Tudo começou como estudante universitária, como deve ter começado para muitos. Assim que ingressamos no curso, somos apresentados ao conceito da xerox, da qual extraíamos todo e qualquer conteúdo necessário para as aulas de determinados professores. Nem sempre fazia sentido comprar o livro, por um ou dois parágrafos. Nem em sonhos a biblioteca teria 60 exemplares para distribuir por todos os alunos. Assim sendo, os quiosques de xerox foram os primeiros distribuidores de conteúdo formativo importante de forma moralmente questionável.
Não demorou muito para que estivessem disponíveis volumes completos, em páginas escaneadas de fotocópias há muito desgastadas, compactados no formato .PDF, cuja qualidade só melhorou com o passar dos anos. O lançamento de livros digitais e leitores de e-books aprimorou exponencialmente a experiência de leitura e era muito fácil encontrar qualquer coisa. Tinha um livro que precisei para o meu TCC e consegui encontrá-lo, perdê-lo e encontrá-lo de novo. Quando, anos mais tarde, quis indicá-lo para um amigo que não conseguiu encontrar em sebo ou livraria, também não o achei nos lugares onde ele geralmente estava, digitalmente.
Isso me deu um desconforto. E uma revelação: nem sempre tudo o que diz que está na Internet, continuará estando na Internet. Às vezes, coisas vão desaparecer, como edifícios sendo demolidos para colocarem um mais feio no lugar, ou um belo parque sendo transformado em um paraíso imobiliário ostentoso e sem personalidade. Bateu o mesmo estalo que em Marion Stokes, que percebeu, em certo momento de sua vida de produtora e arquivista, que todo o histórico da programação da TV da época dela seria simplesmente destruído e começou a gravar em fita VHS tudo o que era transmitido. Hoje, as fitas dela são consideradas um patrimônio e estão sendo digitalizadas, porque todo o arquivo físico das emissoras realmente se foi. Já eu, comecei a guardar tudo aquilo que sentia que me seria útil.

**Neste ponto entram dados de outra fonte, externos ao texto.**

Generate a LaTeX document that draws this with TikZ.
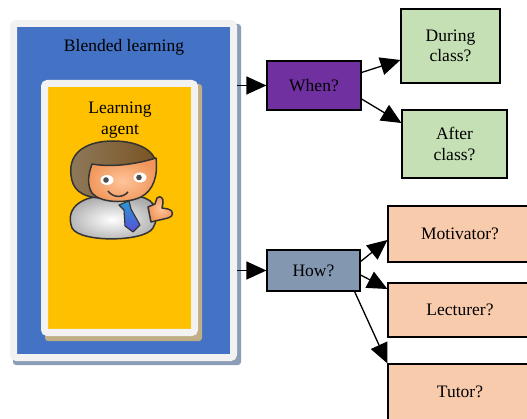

Obviamente que, num contexto de distopia pós-apocalíptica futurista e fantasiosa em que eu fosse obrigada a colocar apenas alguns dos meus arquivos em um pendrive de tamanho limitado antes da fuga para um local mais seguro, tenho uma noção de quais eu eliminaria (e quais colocaria num pendrive separado e particular). Felizmente eu não passarei por isso, afinal já estou beirando os quarenta e todos sabem que a mocinha nesse cenário ou é uma adolescente ou está na casa dos vinte. É uma questão de estamina, elas escapam, a gente morre confortavelmente. Ou não, eu espero conseguir atrapalhar os perseguidores, atrasá-los um pouquinho. Provavelmente custará o meu conforto. Mas tenho ideia do que vou colocar no pendrive que passarei para a protagonista, afinal é importante abastecer a nova geração de conhecimento (e alguma literatura inútil, só pra saberem que o ser humano sempre vai ser meio boboca - e tá tudo bem).

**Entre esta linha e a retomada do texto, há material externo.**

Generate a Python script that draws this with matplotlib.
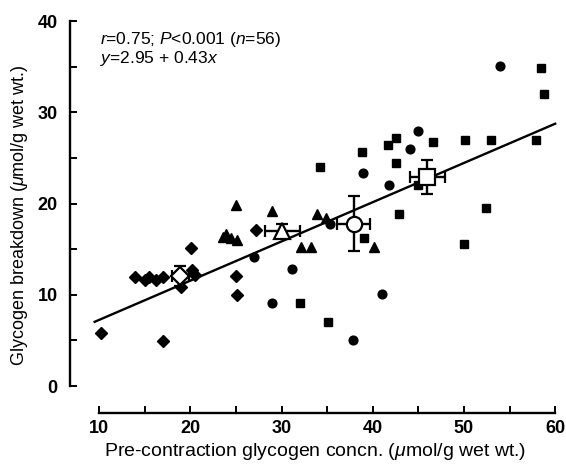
import matplotlib
matplotlib.use("Agg")
import matplotlib.pyplot as plt
import numpy as np

plt.rcParams['font.family'] = ['Liberation Sans', 'DejaVu Sans']
plt.rcParams['mathtext.fontset'] = 'custom'
plt.rcParams['mathtext.rm'] = 'Liberation Sans'
plt.rcParams['mathtext.it'] = 'Liberation Sans:italic'
plt.rcParams['mathtext.bf'] = 'Liberation Sans:bold'

# individual points (x = pre-contraction glycogen, y = breakdown)
diamond_x = [10.2, 17.0, 13.9, 15.0, 15.5, 16.2, 17.0, 19.0, 20.2, 20.5, 20.1, 25.0, 25.1, 27.2]
diamond_y = [5.8, 4.9, 12.0, 11.6, 12.0, 11.6, 12.0, 10.9, 12.7, 12.2, 15.1, 12.1, 10.0, 17.1]

triangle_x = [25.0, 23.9, 23.6, 24.4, 25.1, 29.0, 33.9, 34.9, 32.1, 33.2, 40.1]
triangle_y = [19.8, 16.7, 16.3, 16.2, 16.0, 19.2, 18.9, 18.4, 15.2, 15.2, 15.2]

circle_x = [27.0, 31.1, 29.0, 35.3, 37.8, 41.0, 38.9, 41.8, 44.1, 45.0, 53.9]
circle_y = [14.1, 12.8, 9.1, 17.8, 5.0, 10.1, 23.3, 22.0, 26.0, 27.9, 35.1]

square_x = [32.0, 35.1, 34.2, 39.0, 38.8, 41.7, 42.5, 42.6, 42.9, 45.0, 46.6,
            50.0, 50.1, 52.4, 53.0, 57.9, 58.5, 58.8]
square_y = [9.1, 7.0, 24.0, 16.2, 25.6, 26.4, 27.2, 24.4, 18.8, 22.0, 26.7,
            15.6, 27.0, 19.5, 27.0, 27.0, 34.9, 32.0]

# group means with SE
mean_markers = ['D', '^', 'o', 's']
mean_x = [18.9, 30.1, 37.9, 46.0]
mean_y = [12.1, 17.0, 17.8, 22.9]
mean_xerr = [0.9, 1.9, 1.85, 1.95]
mean_yerr = [1.1, 0.8, 3.0, 1.9]

# regression line
intercept = 2.95
slope = 0.43

fig = plt.figure(figsize=(5.66, 4.68), dpi=100)
ax = fig.add_axes([0.1237, 0.1167, 0.8652, 0.848])

ax.plot(diamond_x, diamond_y, 'D', color='black', markersize=6, zorder=3)
ax.plot(triangle_x, triangle_y, '^', color='black', markersize=6.5, zorder=3)
ax.plot(circle_x, circle_y, 'o', color='black', markersize=6.3, zorder=3)
ax.plot(square_x, square_y, 's', color='black', markersize=6, zorder=3)

lx = np.array([9.5, 60])
ax.plot(lx, intercept + slope * lx, color='black', linewidth=1.7, zorder=2)

sizes = {'D': 9.5, '^': 11, 'o': 11, 's': 11}
for m, x, y, xe, ye in zip(mean_markers, mean_x, mean_y, mean_xerr, mean_yerr):
    ax.errorbar(x, y, xerr=xe, yerr=ye, fmt=m, color='black', ecolor='black',
                markerfacecolor='white', markeredgecolor='black',
                markeredgewidth=1.6, markersize=sizes[m], elinewidth=1.7,
                capsize=4, capthick=1.7, zorder=4)

ax.text(10.1, 38.0, r'$r$=0.75; $P$<0.001 ($n$=56)', fontsize=12.5, va='center')
ax.text(10.1, 35.9, r'$y$=2.95 + 0.43$x$', fontsize=12.5, va='center')

ax.set_xlim(6.8, 60.5)
ax.set_ylim(-3, 40.5)
ax.spines['top'].set_visible(False)
ax.spines['right'].set_visible(False)
ax.spines['left'].set_bounds(0, 40)
ax.spines['bottom'].set_bounds(10, 60)
ax.spines['left'].set_linewidth(1.7)
ax.spines['bottom'].set_linewidth(1.7)

ax.set_xticks([10, 20, 30, 40, 50, 60])
ax.set_xticks([15, 25, 35, 45, 55], minor=True)
ax.set_yticks([0, 10, 20, 30, 40])
ax.set_yticks([5, 15, 25, 35], minor=True)
ax.tick_params(which='both', direction='in', length=5, width=1.4)
ax.tick_params(axis='x', which='major', pad=5)
ax.tick_params(axis='y', which='major', pad=9)
for lab in ax.get_xticklabels() + ax.get_yticklabels():
    lab.set_fontweight('bold')
    lab.set_fontsize(13)

ax.set_xlabel(r'Pre-contraction glycogen concn. ($\mu$mol/g wet wt.)', fontsize=14, labelpad=3)
ax.set_ylabel(r'Glycogen breakdown ($\mu$mol/g wet wt.)', fontsize=13, labelpad=5)

fig.savefig('out.png', dpi=100)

Organizar esse pendrive seria, inclusive, muito mais prazeroso do que uma seleção de livros físicos. Não vou nem comentar o tópico óbvio que é a quantidade facilmente transportável de cada um. Mas existe, também, um prazer em organizar livros digitais. Categorizá-los, inserir os metadados, etiquetá-los, trocar suas capas, olhar o conteúdo de um e de outro, observá-los todos organizados por títulos ou temas ou autores… E, como com os livros físicos, pensar nas próximas leituras, qual o tom, a textura, a temática dos próximos meses. Quão denso o conteúdo? Qual “sobremesa” inserir entre uma leitura mais pesada e outra? Como harmonizar?
No fim, há uma grande vantagem: não importa quão remexidos os livros, eles nunca saem do lugar. O confete de informações ali só existe no plano do pensamento, não há a cena comum do fim de semana de arrumação da estante, do feliz proprietário rodeado por algumas pilhas de livros, com três abertos aos seus pés, um sendo folheado, um paninho no ombro e um chapeuzinho esquisito encontrado nas estantes devidamente encaixado na cabeça, apenas o usuário se sentindo nesse cenário enquanto cuida de cada um de seus arquivos. E, ao fechar o programa de gerenciamento, tal qual o fremir da varinha da Fada Madrinha, tudo volta ao seu lugar, e a máquina desliga. Os livros físicos, por sua vez, terão de ser devidamente dispostos um a um, sempre, mesmo quando o Feitiço da Disposição para Organização perder sua magia, com a décima segunda badalada do relógio.